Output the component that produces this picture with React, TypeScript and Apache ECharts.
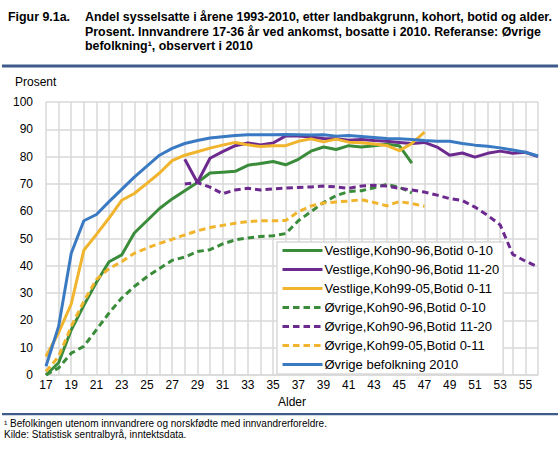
import React, { useEffect, useRef } from "react";
import * as echarts from "echarts";

const ages = [
  "17", "18", "19", "20", "21", "22", "23", "24", "25", "26",
  "27", "28", "29", "30", "31", "32", "33", "34", "35", "36",
  "37", "38", "39", "40", "41", "42", "43", "44", "45", "46",
  "47", "48", "49", "50", "51", "52", "53", "54", "55", "56",
];

// Vestlige, Koh90-96, Botid 0-10 (ages 17-46)
const vestKoh9096B010 = [
  0, 4.5, 16.5, 25.5, 34, 41.5, 44, 52, 56.5, 61,
  64.5, 67.5, 70.5, 74, 74.3, 74.6, 76.8, 77.5, 78.2, 77,
  79, 82, 83.5, 82.6, 84, 83.5, 84, 84.5, 84, 77.6,
];
// Vestlige, Koh90-96, Botid 11-20 (ages 28-56)
const vestKoh9096B1120 = [
  79, 70.5, 79.4, 81.8, 84, 85, 84.3, 85, 87.6, 87.5,
  87.2, 86.6, 86.5, 86, 86.3, 85.9, 85.6, 85.2, 84.8, 85.2,
  83.5, 80.5, 81.3, 79.8, 81.2, 82, 81.2, 81.6, 80,
];
// Vestlige, Koh99-05, Botid 0-11 (ages 17-47)
const vestKoh9905B011 = [
  6.8, 15.5, 26, 45.7, 51.5, 57.5, 64, 66.5, 70.2, 74,
  78.5, 80.5, 81.8, 83.1, 84.2, 85.2, 84.3, 83.7, 84, 84,
  85.6, 86.5, 85.4, 86.4, 85.3, 85.1, 84.6, 84.1, 82.2, 84.8,
  89,
];
// Øvrige, Koh90-96, Botid 0-10 (ages 17-46)
const ovrKoh9096B010 = [
  0, 2.6, 8, 10.5, 16.6, 22.7, 28.2, 32.4, 36, 39,
  42, 43.2, 45.2, 45.9, 48, 49.5, 50.2, 50.7, 51, 51.8,
  56.5, 59.8, 63.2, 65.7, 67.2, 67.5, 68.6, 69.8, 68.8, 66.7,
];
// Øvrige, Koh90-96, Botid 11-20 (ages 28-56)
const ovrKoh9096B1120 = [
  70, 70.5, 68.8, 66.4, 67.8, 68.4, 67.8, 68.2, 68.5, 68.7,
  68.9, 69.2, 68.9, 68.4, 69.2, 69.5, 69.2, 68.4, 67.8, 67,
  65.9, 64.6, 63.9, 61.5, 58.5, 55, 44.2, 41.7, 39.6,
];
// Øvrige, Koh99-05, Botid 0-11 (ages 17-47)
const ovrKoh9905B011 = [
  1.3, 6.8, 17.8, 27, 35, 39, 41.5, 44.6, 46.5, 48.2,
  49.7, 51.3, 52.8, 54, 54.8, 55.6, 56.2, 56.5, 56.5, 56.6,
  59.8, 61.9, 63, 63.4, 63.7, 64.2, 63.2, 62, 63.5, 62.8,
  61.8,
];
// Øvrige befolkning 2010 (ages 17-56)
const ovrBefolkning2010 = [
  3.2, 17.8, 44.6, 56.5, 58.8, 63.5, 68, 72.5, 76.5, 80.5,
  83, 84.8, 85.9, 86.8, 87.3, 87.7, 88, 88, 88, 88.1,
  88, 87.9, 88, 87.5, 87.7, 87.4, 87, 86.6, 86.5, 86.3,
  85.9, 85.6, 85.6, 84.8, 84.2, 83.8, 83.2, 82.4, 81.6, 80.2,
];

const seriesDefs = [
  { name: "Vestlige,Koh90-96,Botid 0-10", start: "17", values: vestKoh9096B010, color: "#3a8c3a", dashed: false },
  { name: "Vestlige,Koh90-96,Botid 11-20", start: "28", values: vestKoh9096B1120, color: "#6c2a8e", dashed: false },
  { name: "Vestlige,Koh99-05,Botid 0-11", start: "17", values: vestKoh9905B011, color: "#f0b42d", dashed: false },
  { name: "Øvrige,Koh90-96,Botid 0-10", start: "17", values: ovrKoh9096B010, color: "#3a8c3a", dashed: true },
  { name: "Øvrige,Koh90-96,Botid 11-20", start: "28", values: ovrKoh9096B1120, color: "#6c2a8e", dashed: true },
  { name: "Øvrige,Koh99-05,Botid 0-11", start: "17", values: ovrKoh9905B011, color: "#f0b42d", dashed: true },
  { name: "Øvrige befolkning 2010", start: "17", values: ovrBefolkning2010, color: "#3a7ac3", dashed: false },
];

const titleLabel = "Figur 9.1a.";
const titleLines = [
  "Andel sysselsatte i årene 1993-2010, etter landbakgrunn, kohort, botid og alder.",
  "Prosent. Innvandrere 17-36 år ved ankomst, bosatte i 2010. Referanse: Øvrige",
  "befolkning¹, observert i 2010",
];
const footLines = [
  "¹ Befolkingen utenom innvandrere og norskfødte med innvandrerforeldre.",
  "Kilde: Statistisk sentralbyrå, inntektsdata.",
];

const FONT = "'Liberation Sans', Arial, sans-serif";

function alignToAges(start: string, values: number[]) {
  const offset = ages.indexOf(start);
  return ages.map((_, i) => {
    const j = i - offset;
    return j >= 0 && j < values.length ? values[j] : null;
  });
}

export default function App() {
  const ref = useRef<HTMLDivElement>(null);

  useEffect(() => {
    document.body.style.margin = "0";
    if (!ref.current) return;
    const chart = echarts.init(ref.current, undefined, { renderer: "svg" });

    const graphics: any[] = [];
    graphics.push({
      type: "text",
      left: 8,
      top: 11,
      style: { text: titleLabel, font: `bold 12.4px ${FONT}`, fill: "#000" },
    });
    titleLines.forEach((t, i) => {
      graphics.push({
        type: "text",
        left: 85,
        top: 11 + i * 14.5,
        style: { text: t, font: `bold 12.4px ${FONT}`, fill: "#000" },
      });
    });
    graphics.push({
      type: "rect",
      shape: { x: 2, y: 64.5, width: 556, height: 3 },
      style: { fill: "#3f5b8c" },
    });
    graphics.push({
      type: "rect",
      shape: { x: 2, y: 413, width: 556, height: 2.2 },
      style: { fill: "#3f5b8c" },
    });
    footLines.forEach((t, i) => {
      graphics.push({
        type: "text",
        left: 4,
        top: 418 + i * 11.2,
        style: { text: t, font: `10px ${FONT}`, fill: "#000" },
      });
    });
    graphics.push({
      type: "text",
      left: 15,
      top: 76,
      style: { text: "Prosent", font: `12px ${FONT}`, fill: "#000" },
    });

    chart.setOption({
      animation: false,
      textStyle: { fontFamily: FONT },
      grid: { left: 46, right: 22, top: 102, bottom: 80, containLabel: false },
      xAxis: {
        type: "category",
        data: ages,
        boundaryGap: false,
        name: "Alder",
        nameLocation: "middle",
        nameGap: 21,
        nameTextStyle: { color: "#000", fontSize: 12, fontFamily: FONT },
        axisLine: { show: true, lineStyle: { color: "#d9d9d9", width: 1.5 } },
        axisTick: { show: false },
        axisLabel: { interval: 1, color: "#000", fontSize: 12, margin: 4, fontFamily: FONT },
        splitLine: { show: true, interval: 0, lineStyle: { color: "#d9d9d9", width: 1.5 } },
      },
      yAxis: {
        type: "value",
        min: 0,
        max: 100,
        interval: 10,
        axisLine: { show: false },
        axisTick: { show: false },
        axisLabel: { color: "#000", fontSize: 12, margin: 13, fontFamily: FONT },
        splitLine: { show: true, lineStyle: { color: "#d9d9d9", width: 1.5 } },
      },
      legend: {
        orient: "vertical",
        left: 277,
        top: 242,
        padding: [2, 4, 3, 4],
        itemWidth: 40,
        itemHeight: 14,
        itemGap: 6,
        backgroundColor: "#fff",
        borderColor: "#d9d9d9",
        borderWidth: 1.5,
        itemStyle: { opacity: 0 },
        lineStyle: { width: 3 },
        textStyle: { color: "#000", fontSize: 13, fontFamily: FONT, padding: [0, 0, 0, -3] },
        data: seriesDefs.map((s) => s.name),
      },
      series: seriesDefs.map((s) => ({
        name: s.name,
        type: "line",
        data: alignToAges(s.start, s.values),
        symbol: "none",
        showSymbol: false,
        connectNulls: false,
        lineStyle: {
          color: s.color,
          width: 3,
          type: s.dashed ? [6.5, 4] : "solid",
          cap: "butt",
        },
        itemStyle: { color: s.color },
        z: 2,
      })),
      graphic: graphics,
    });

    return () => chart.dispose();
  }, []);

  return (
    <div
      ref={ref}
      style={{ position: "fixed", left: 0, top: 0, width: 560, height: 455, background: "#fff" }}
    />
  );
}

####################

▶ [PROBLEM] Identify the lines above with the word "React". Copy them.

▶ [FULL ANSWER]
Output the component that produces this picture with React, TypeScript and Apache ECharts.
import React, { useEffect, useRef } from "react";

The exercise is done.